Perhaps ironically, the only place in the Middle East where Arabs enjoy full democratic rights is the State of Israel. Arab citizens of Israel take for granted their freedom of movement, freedom of speech, the right to elect and be elected, freedom of assembly and protest - in short, all the individual and collective rights that are the essential and unassailable prerogatives of any citizen in any democratic state.
These rights don’t exist in any Arab state, but in Israel all of us, Jewish and Arab citizens alike, receive full civil rights. Everyone is equal in the eyes of Israeli law; all receive national insurance, education and national health care. Israel’s Arab citizens are also afforded affirmative action measures in educational institutions and government offices.

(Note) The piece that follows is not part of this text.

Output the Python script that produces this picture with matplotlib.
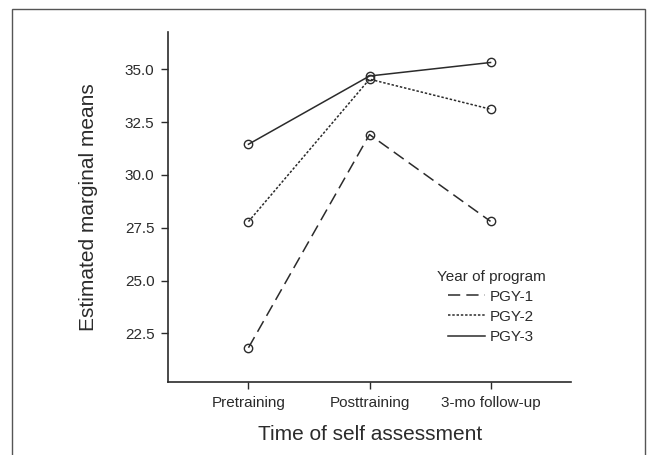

A poll published two months ago showed that a majority of east Jerusalem Arabs prefer to stay under Israeli rule rather than come under Palestinian Authority control. Many claimed they would be willing to leave their homes and relocate into Israel if their cities are transferred to PA control. Those living in Jerusalem are familiar with the phenomenon of east Jerusalem residents moving into Jewish neighborhoods - a trend in large part fueled by the fear that certain Arab communities in the city may be turned over to the PA. Apparently, Palestinian Arabs understand what we Israelis have often forgotten in recent years - the uniqueness of the state of Israel in the wild east.
Maybe the revolution in the Arab world will bring change, and the death and slaughter will bring about freedom of expression and, eventually, democracy. Alternatively, Islamic organizations such as the Muslim Brotherhood, which represent a significant portion of the opposition, may take power, and true democracy will remain a distant dream.
One thing is certain: Israeli Arabs have nothing to worry about. They can freely exercise their democratic rights, and nobody will shoot them in the streets.